M.D. Nalapat
Manipal, India — Although the U.S. State
Department considers the Wahabbi sect to be engaged in "purifying"
the Muslim faith, in fact what Mohammad ibn Abdul Wahab created three centuries
ago was an entirely new faith, used thereafter to uproot the Sufi-suffused
Islam that had gifted scholarship and success to the Muslims. Neither of his
two biographies is credible, both being the work of admirers of the al-Sauds,
the family later installed as the titular masters of the Arabian Peninsula.
Abdul Wahab developed his teachings to
protect the absolutist rule of the al-Sauds, wrapping them in a cloak of piety
that concealed personal conduct the opposite of the example set by the Prophet
Mohammed. The founder of Wahabbism was an individual who sought to uproot
traditional Islam from the land where it was revealed.

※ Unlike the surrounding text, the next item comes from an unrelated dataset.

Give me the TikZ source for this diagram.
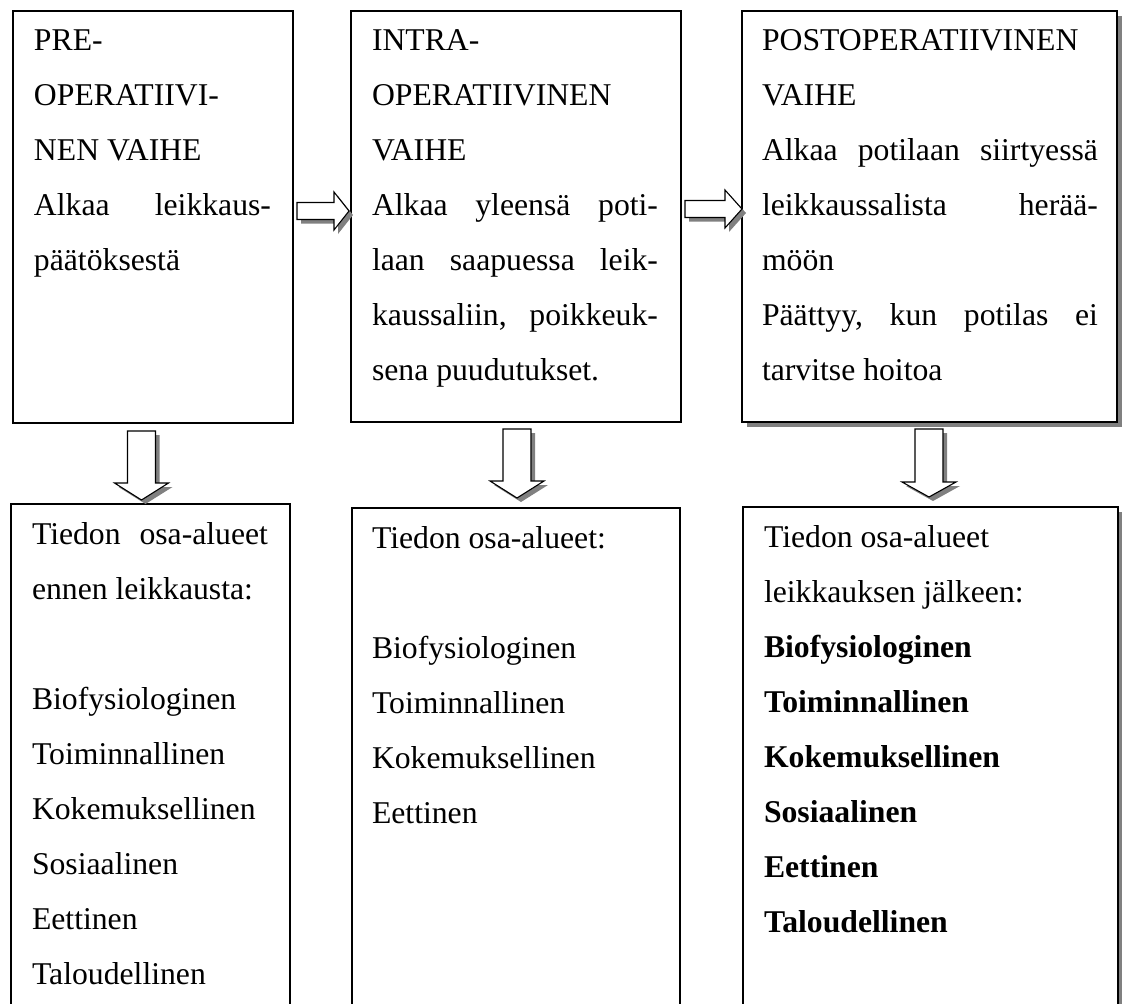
\documentclass[tikz,border=0pt]{standalone}
\usepackage{fontspec}
\setmainfont{Liberation Serif}
\usetikzlibrary{shadows}
\definecolor{shadowgray}{RGB}{128,128,128}
\newcommand\jl[1]{\hbox to\hsize{#1}}
\newcommand\nl[1]{\hbox{#1}}
\newcommand\textlines[2]{\vtop{\hsize=#1\relax\baselineskip=55pt\lineskiplimit=0pt\lineskip=0pt #2}}
\tikzset{
  box/.style={draw, line width=1.2pt, fill=white, inner sep=0pt, outer sep=0pt, anchor=north west},
  shadowed/.style={drop shadow={shadow xshift=4.5pt, shadow yshift=-4.5pt, opacity=1, fill=shadowgray}},
  txt/.style={anchor=base west, inner sep=0pt, outer sep=0pt, font=\fontsize{31.7}{55}\selectfont},
  blockarrow/.style={draw, line width=1.1pt, fill=white, line join=miter},
  arrowshadow/.style={fill=shadowgray}
}
% right block arrow: shaft start x, shaft end x, tip x, centre y
\newcommand\rarr[4]{%
  \fill[arrowshadow, shift={(4pt,-4pt)}] (#1,#4-8.5) -- (#2,#4-8.5) -- (#2,#4-19) -- (#3,#4) -- (#2,#4+19) -- (#2,#4+8.5) -- (#1,#4+8.5) -- cycle;
  \draw[blockarrow] (#1,#4-8.5) -- (#2,#4-8.5) -- (#2,#4-19) -- (#3,#4) -- (#2,#4+19) -- (#2,#4+8.5) -- (#1,#4+8.5) -- cycle;}
% down block arrow: centre x, top y, shaft end y, tip y
\newcommand\darr[4]{%
  \fill[arrowshadow, shift={(4pt,-4pt)}] (#1-14,#2) -- (#1+14,#2) -- (#1+14,#3) -- (#1+27,#3) -- (#1,#4) -- (#1-27,#3) -- (#1-14,#3) -- cycle;
  \draw[blockarrow] (#1-14,#2) -- (#1+14,#2) -- (#1+14,#3) -- (#1+27,#3) -- (#1,#4) -- (#1-27,#3) -- (#1-14,#3) -- cycle;}
\begin{document}
\begin{tikzpicture}[x=1pt,y=-1pt]
\clip (0,0) rectangle (1122,1004);
\fill[white] (0,0) rectangle (1122,1004);

% top row boxes
\node[box, minimum width=280pt, minimum height=412pt] (b1) at (13,11) {};
\node[box, minimum width=330pt, minimum height=411pt] (b2) at (351,11) {};
\node[box, shadowed, minimum width=375pt, minimum height=411pt] (b3) at (742,11) {};

% bottom row boxes (continue below the picture edge)
\node[box, minimum width=279pt, minimum height=520pt] (b4) at (11,504) {};
\node[box, minimum width=328pt, minimum height=520pt] (b5) at (352,508) {};
\node[box, shadowed, minimum width=375pt, minimum height=520pt] (b6) at (743,507) {};

% texts
\node[txt] (t1) at (34,50) {\textlines{237pt}{%
  \nl{PRE-}
  \nl{OPERATIIVI-}
  \nl{NEN VAIHE}
  \jl{Alkaa\hfill leikkaus-}
  \nl{päätöksestä}}};

\node[txt] (t2) at (372,50) {\textlines{286pt}{%
  \nl{INTRA-}
  \nl{OPERATIIVINEN}
  \nl{VAIHE}
  \jl{Alkaa\hfill yleensä\hfill poti-}
  \jl{laan\hfill saapuessa\hfill leik-}
  \jl{kaussaliin,\hfill poikkeuk-}
  \nl{sena puudutukset.}}};

\node[txt] (t3) at (762,50) {\textlines{336pt}{%
  \nl{POSTOPERATIIVINEN}
  \nl{VAIHE}
  \jl{Alkaa\hfill potilaan\hfill siirtyessä}
  \jl{leikkaussalista\hfill herää-}
  \nl{möön}
  \jl{Päättyy,\hfill kun\hfill potilas\hfill ei}
  \nl{tarvitse hoitoa}}};

\node[txt] (t4) at (32,544) {\textlines{236pt}{%
  \jl{Tiedon\hfill osa-alueet}
  \nl{ennen leikkausta:}
  \nl{}
  \nl{Biofysiologinen}
  \nl{Toiminnallinen}
  \nl{Kokemuksellinen}
  \nl{Sosiaalinen}
  \nl{Eettinen}
  \nl{Taloudellinen}}};

\node[txt] (t5) at (372,548) {\textlines{290pt}{%
  \nl{Tiedon osa-alueet:}
  \nl{}
  \nl{Biofysiologinen}
  \nl{Toiminnallinen}
  \nl{Kokemuksellinen}
  \nl{Eettinen}}};

\node[txt] (t6) at (764,547) {\textlines{330pt}{%
  \nl{Tiedon osa-alueet}
  \nl{leikkauksen jälkeen:}
  \nl{\textbf{Biofysiologinen}}
  \nl{\textbf{Toiminnallinen}}
  \nl{\textbf{Kokemuksellinen}}
  \nl{\textbf{Sosiaalinen}}
  \nl{\textbf{Eettinen}}
  \nl{\textbf{Taloudellinen}}}};

% block arrows
\rarr{297}{334}{349}{211}
\rarr{685}{725}{742}{209}
\darr{141.5}{431}{483}{500}
\darr{517}{429}{481}{498}
\darr{929}{429}{482}{497}
\end{tikzpicture}
\end{document}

Early in his career as a preacher, Abdul
Wahab formed a partnership with Muhammad ibn Saud, whereby the desert
chieftain's dynasty was declared by the preacher to be the legitimate rulers of
the lands where Islam first took root. A grateful ruler promptly anointed Abdul
Wahab as the only correct teacher of the tenets of Islam. That the Muslim
faith, democratic in its chemistry, explicitly rejects kingship, or that the Prophet
Mohammed is the only transmitter of the Word of Allah, were seen as
inconsequential.
Almost from the start of their sojourn into
fortune, the al-Sauds fastened themselves to the flanks of the British, thereby
gaining assistance in their battles with other chieftains, until their presumed
loyalty finally earned them installation in 1932 as masters of the land they
called "Saudi Arabia." But for British and later U.S. help, the
al-Sauds would have remained just another of several tribal families, very
possibly made extinct by those angered at their incessant aggression.